Sagging barns and rusted out cars in the rural landscape offer inspiration to artist Justin Hamm, who needs more than just words—and more than just images—to express his feelings about what he encounters out and about in the Midwest.

Hamm ventured out to find the right words for his poetry and found a language in the images he discovered in the landscape. The former Bloomigton-Normal resident now lives in Missouri where he explores the rural aspects of the Midwest. Hamm’s photos and poems are currently on view at the Normal Public Library. “Midwestern” explores loss and decay in the landscape, finding life along with inspiration. 

old building
Credit Justin Hamm
Decay in the Midwest landscape drives Justin Hamm's creative work.

“It’s mournful and sad because there’s a lot of decay around us,” said Hamm. “But if you also look at those things, you see the sturdiness of the past, as well. Many of those things could be totally gone, but they are stubborn, kind of like people in the Midwest sometimes, and they don’t totally disappear.” 

It’s not just the loss of material things that propels Hamm’s work. The loss of spirit, as well, factors into his photos and poems.  

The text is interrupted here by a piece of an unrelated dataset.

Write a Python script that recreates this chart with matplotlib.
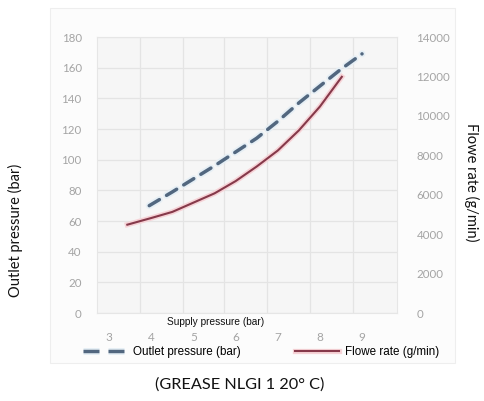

“When I’m out there taking photographs, especially, I’m kind of taken with the spirit of loss,” revealed Hamm. “I can see that there’s something of the spirit of what it means to be American that’s eroded over time, and I do definitely want to capture that.” 

“It’s kind of a double-edged sword with the past being out there, people having old rusted things on their lawns—America carries its past with us and it’s always on our lawn, metaphorically. And that can be a good thing by reminding us of how well-built some things are from the past. And they can inspire us, but they can also be a hindrance as well, if we’re always looking to the past, thinking that’s the only place where positive things exist. That’s not necessarily such a good thing, either.” 

Hamm’s photos and poems hang side-by-side on the library wall, complimenting each other. Hamm revealed that he originally took the photos of the landscape just as something to have close at hand for inspiration as he wrote about what he saw.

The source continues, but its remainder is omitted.